All things being equal between servers, I'd be surprised if there was an appreciable difference no reference sited

Things are rarely equal, even between servers that are spec'ed the same

If A has 32GB of RAM with SQL Server sized to take 24GB, that leaves 8 gigs for the OS and any other applications, like SSIS, to run in. If B is similarly allocated, things may still not be exactly the same - do people regularly RDP into one over the other? Do they do copy files around (#3 Check task manager) Lots of little things like that will skew the amount of memory left to the OS. Moral of the story, run it on the box that likely has the most amount of RAM available.

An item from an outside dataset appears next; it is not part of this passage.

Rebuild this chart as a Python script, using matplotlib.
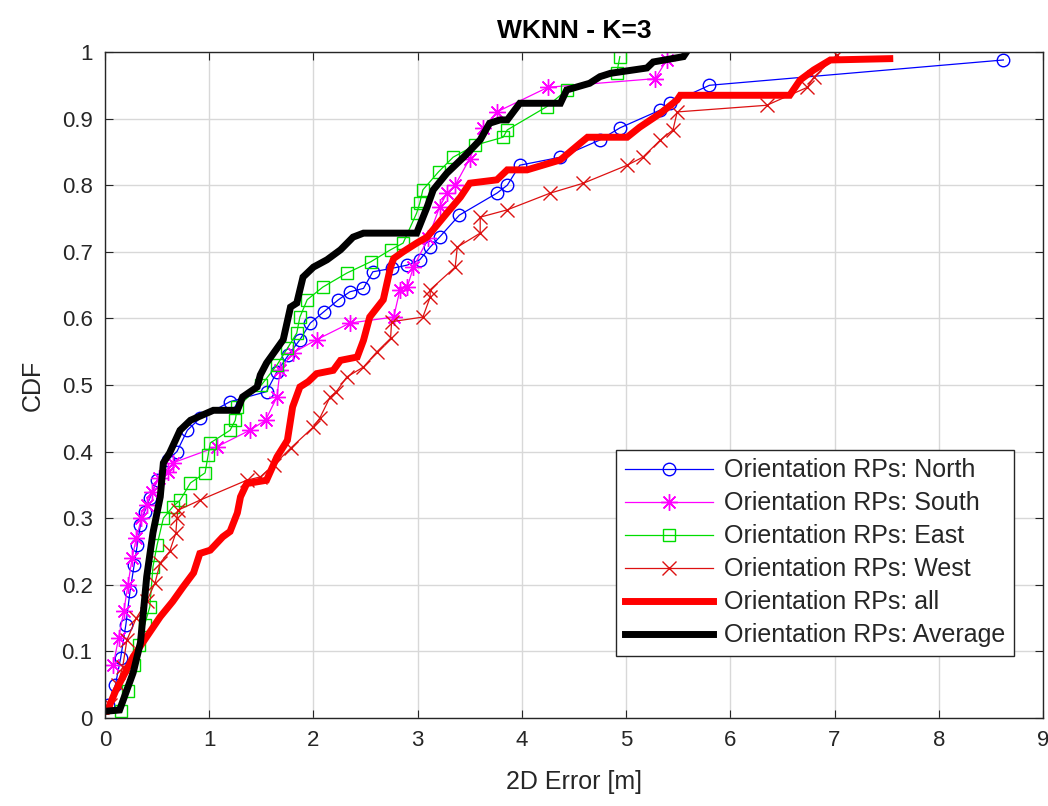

Unless you profile your SSIS packages and determine that you're CPU bound, in which case you need to see which server is less CPU intensive, which may vary based on the ETL schedule. I've had large servers that are basically idle during "working hours." When the ETL fires off, the CPU's go to 100 percent for few hours.

There is a destination within the Data Flow Task, the SQL Server destination. It only works if the package is executed on the destination server, B. When SSIS was brand new, everyone wanted to use this as it was screaming cheetah wheelies fast. Under the covers, they do this awesome memory space mapping thing into SQL Server - sort of like a partition switch. The data is in SSIS space and poof it's now in SQL Server's space. Made for really fast destination. Except it's fragile as hell. Not only does it have the aforementioned limitation (which you now understand due to the whole memory mapping exercise going cross server is not an option) but you would regularly encounter errors that basically said "oops, that didn't work, try again" Restart the package with all the same data and now it saves fine. No code changes, no data changes, nothing. Just randomly fails, or succeeds depending on how you view the situation. Moral of the story, use the OLE DB Destination - performance is just as good as SQL Server destination but without the baggage.

If A or B have different disk configurations and/or performance signatures, Spinning Rust on A while B has the better-than-SSD-memory-thing do your processing on the one with better resources, especially if you are pulling LOB types or see the "Buffers Spooled" performance counter being non-zero then your in memory ETL is now disk based file processing and you will feel the pain.